Shelby TownshipFebruary 05, 2014
Kiwanis’ charity auction benefits local community
By Sarah Wojcik
C & G Staff Writer
Kelly Parise, left; Cody Hatch, 16, of Burton, center; and Rebekah Hildreth, right, pose for a photo on the wheelchair ramp that the Shelby-Utica Kiwanis Club built for Hatch. Parise is the lieutenant governor of the Michigan District of Kiwanis Division 3, while Hildreth is the Kiwanis state of Michigan governor-elect. Hatch fell on his head during gym class and became paralyzed, but he has been making progress and recently began walking, Parise said.
SHELBY TOWNSHIP — Organizers are striving to make what used to be the “event of Shelby Township” come back with a bang this year.
The 24th annual Shelby-Utica Kiwanis Club’s charity auction will take place from 6 p.m.-midnight Feb. 7 at the Palazzo Grande in Shelby Township, 54660 Van Dyke Ave., and feature a live and silent auction.
Tickets are $65 or $500 for a table of 10, and the event includes a luxurious dining experience, music by a DJ, silent auction starting at 6 p.m. and live auction at 8:30 p.m. Guests can enjoy an hors d’oeuvres and dinner buffet, a raw bar, a carving station, a pasta station, salads and veggies, a dessert table and a premium alcohol bar.
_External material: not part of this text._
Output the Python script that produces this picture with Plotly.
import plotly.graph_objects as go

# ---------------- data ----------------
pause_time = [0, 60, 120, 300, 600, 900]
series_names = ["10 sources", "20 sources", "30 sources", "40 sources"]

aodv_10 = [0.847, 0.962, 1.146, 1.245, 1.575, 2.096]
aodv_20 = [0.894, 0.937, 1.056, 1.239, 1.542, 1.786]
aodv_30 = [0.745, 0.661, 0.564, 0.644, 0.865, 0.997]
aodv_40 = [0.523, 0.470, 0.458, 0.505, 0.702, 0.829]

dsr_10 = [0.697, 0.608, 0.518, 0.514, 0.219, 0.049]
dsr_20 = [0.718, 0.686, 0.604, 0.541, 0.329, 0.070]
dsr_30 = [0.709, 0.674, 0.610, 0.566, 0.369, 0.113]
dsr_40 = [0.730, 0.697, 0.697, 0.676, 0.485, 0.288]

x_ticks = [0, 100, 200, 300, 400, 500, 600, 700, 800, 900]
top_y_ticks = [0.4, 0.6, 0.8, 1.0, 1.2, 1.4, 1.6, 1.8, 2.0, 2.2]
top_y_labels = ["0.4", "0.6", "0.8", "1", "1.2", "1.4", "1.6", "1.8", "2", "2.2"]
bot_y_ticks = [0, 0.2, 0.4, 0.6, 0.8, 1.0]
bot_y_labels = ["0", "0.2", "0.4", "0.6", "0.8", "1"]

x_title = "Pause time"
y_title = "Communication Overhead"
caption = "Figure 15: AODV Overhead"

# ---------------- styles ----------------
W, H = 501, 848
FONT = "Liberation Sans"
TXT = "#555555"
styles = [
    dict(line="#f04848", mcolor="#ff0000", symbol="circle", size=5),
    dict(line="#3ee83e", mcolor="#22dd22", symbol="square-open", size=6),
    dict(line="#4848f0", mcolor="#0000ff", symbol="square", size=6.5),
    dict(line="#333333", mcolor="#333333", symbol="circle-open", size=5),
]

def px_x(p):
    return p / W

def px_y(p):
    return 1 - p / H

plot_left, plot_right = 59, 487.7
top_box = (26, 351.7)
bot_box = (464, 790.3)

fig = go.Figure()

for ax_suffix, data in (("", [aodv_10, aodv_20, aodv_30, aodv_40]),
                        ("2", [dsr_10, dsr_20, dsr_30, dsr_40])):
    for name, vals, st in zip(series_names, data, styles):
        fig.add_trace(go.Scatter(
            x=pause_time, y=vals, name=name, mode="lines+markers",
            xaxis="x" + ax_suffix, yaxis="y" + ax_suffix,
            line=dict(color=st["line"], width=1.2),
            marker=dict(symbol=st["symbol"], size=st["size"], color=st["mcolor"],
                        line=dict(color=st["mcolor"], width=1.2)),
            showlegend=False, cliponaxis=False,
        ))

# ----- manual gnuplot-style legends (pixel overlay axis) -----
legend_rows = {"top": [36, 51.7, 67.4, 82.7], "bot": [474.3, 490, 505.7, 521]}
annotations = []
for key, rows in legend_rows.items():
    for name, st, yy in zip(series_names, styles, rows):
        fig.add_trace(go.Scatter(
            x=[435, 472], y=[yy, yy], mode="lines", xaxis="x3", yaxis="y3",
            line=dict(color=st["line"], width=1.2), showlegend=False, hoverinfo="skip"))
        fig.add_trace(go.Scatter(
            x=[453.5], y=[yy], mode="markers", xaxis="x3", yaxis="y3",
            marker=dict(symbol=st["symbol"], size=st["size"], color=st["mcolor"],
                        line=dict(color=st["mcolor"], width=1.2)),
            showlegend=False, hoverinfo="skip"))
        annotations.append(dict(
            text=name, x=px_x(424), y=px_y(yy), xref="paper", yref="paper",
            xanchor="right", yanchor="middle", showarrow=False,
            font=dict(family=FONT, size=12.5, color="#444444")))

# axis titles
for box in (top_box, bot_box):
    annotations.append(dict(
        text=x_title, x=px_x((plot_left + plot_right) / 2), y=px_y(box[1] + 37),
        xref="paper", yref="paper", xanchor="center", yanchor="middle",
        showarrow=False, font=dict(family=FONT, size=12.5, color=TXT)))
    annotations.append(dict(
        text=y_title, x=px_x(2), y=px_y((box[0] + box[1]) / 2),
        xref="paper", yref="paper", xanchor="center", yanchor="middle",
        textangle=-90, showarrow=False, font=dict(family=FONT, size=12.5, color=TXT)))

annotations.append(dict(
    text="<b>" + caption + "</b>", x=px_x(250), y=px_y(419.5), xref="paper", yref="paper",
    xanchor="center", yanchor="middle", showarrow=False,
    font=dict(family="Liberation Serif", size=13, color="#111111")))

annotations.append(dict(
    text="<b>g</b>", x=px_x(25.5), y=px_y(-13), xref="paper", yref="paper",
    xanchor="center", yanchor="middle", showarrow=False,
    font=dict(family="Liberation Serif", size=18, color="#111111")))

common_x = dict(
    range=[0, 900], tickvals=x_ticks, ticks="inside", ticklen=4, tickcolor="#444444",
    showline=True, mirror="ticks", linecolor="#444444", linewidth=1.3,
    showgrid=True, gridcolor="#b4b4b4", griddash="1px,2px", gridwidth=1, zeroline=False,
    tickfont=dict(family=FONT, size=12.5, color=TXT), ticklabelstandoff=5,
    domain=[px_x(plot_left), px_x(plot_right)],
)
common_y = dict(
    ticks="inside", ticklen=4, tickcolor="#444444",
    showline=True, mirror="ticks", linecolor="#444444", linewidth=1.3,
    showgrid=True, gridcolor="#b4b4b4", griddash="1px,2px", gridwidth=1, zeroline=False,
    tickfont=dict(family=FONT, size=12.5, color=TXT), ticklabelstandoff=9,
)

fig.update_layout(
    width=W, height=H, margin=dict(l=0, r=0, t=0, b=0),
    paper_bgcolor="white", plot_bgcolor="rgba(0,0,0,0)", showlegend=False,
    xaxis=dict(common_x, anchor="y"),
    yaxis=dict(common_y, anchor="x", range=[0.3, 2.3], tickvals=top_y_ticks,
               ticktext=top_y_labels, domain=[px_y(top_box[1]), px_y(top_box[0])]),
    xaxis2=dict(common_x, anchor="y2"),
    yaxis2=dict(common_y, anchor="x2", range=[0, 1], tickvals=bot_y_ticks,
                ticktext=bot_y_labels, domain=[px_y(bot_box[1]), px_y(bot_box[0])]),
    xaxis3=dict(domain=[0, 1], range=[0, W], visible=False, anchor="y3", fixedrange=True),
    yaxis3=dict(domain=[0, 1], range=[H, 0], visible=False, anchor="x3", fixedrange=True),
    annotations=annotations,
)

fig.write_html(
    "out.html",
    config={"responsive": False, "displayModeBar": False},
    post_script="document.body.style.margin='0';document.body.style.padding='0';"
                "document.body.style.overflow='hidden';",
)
All of the proceeds from the auctions will benefit the local community.
“With this (event), realistically, our goal is $40,000. We’re barely covering costs with ticket sales because we want to get everyone back,” said Kelley Parise, the past president of the club. “Our items had gotten stale.”
Some of the new, revamped auction items include the opportunity to fly in a fighter plane for a day, a progressive Italian dining experience by limousine, out-of-state golf trips, a salmon-fishing trip, a hot air balloon ride, a signed Magic Johnson jersey and Detroit Red Wings tickets on the glass.
Last year, Parise said, the event raised $23,000, but this year, a new committee is taking over and the ticket sales have nearly doubled — from 240 to 420.
She said that in past years, the auction raised up to $50,000 for charity, and she asked the former chairperson of the event and 21-year club member Jim Maniaci to return to increase interest again.
Maniaci said he stepped back from organizing the auction for the last several years because he started a nonprofit with some friends called Helping Hands of Macomb, but he agreed to come back in partnership with his nonprofit and the auction.
“(The economy) probably hurt the auction over the last several years, but things are picking up,” he said. “Our goal this February auction is just to create and re-stir the interest in our auction, and to just blow people away with the event so they want to come back.”
He added that the Shelby-Utica Kiwanis Club would also host another auction in December to help children and special needs families with Christmas needs.
In the last year, the Shelby-Utica Kiwanis Club built eight wheelchair ramps, sponsored its annual bike rodeo, packaged more than 100,000 meals for Kids Against Hunger, worked with Kids on the Go and supported other organizations, such as Friend of Foster Kids, Turning Point and Birthright of Macomb County.
“It’s so awesome (helping people in the community),” Parise said. “I love hearing the stories, even from the seniors in the communities, but mostly from the kids we help with the wheelchair ramps.”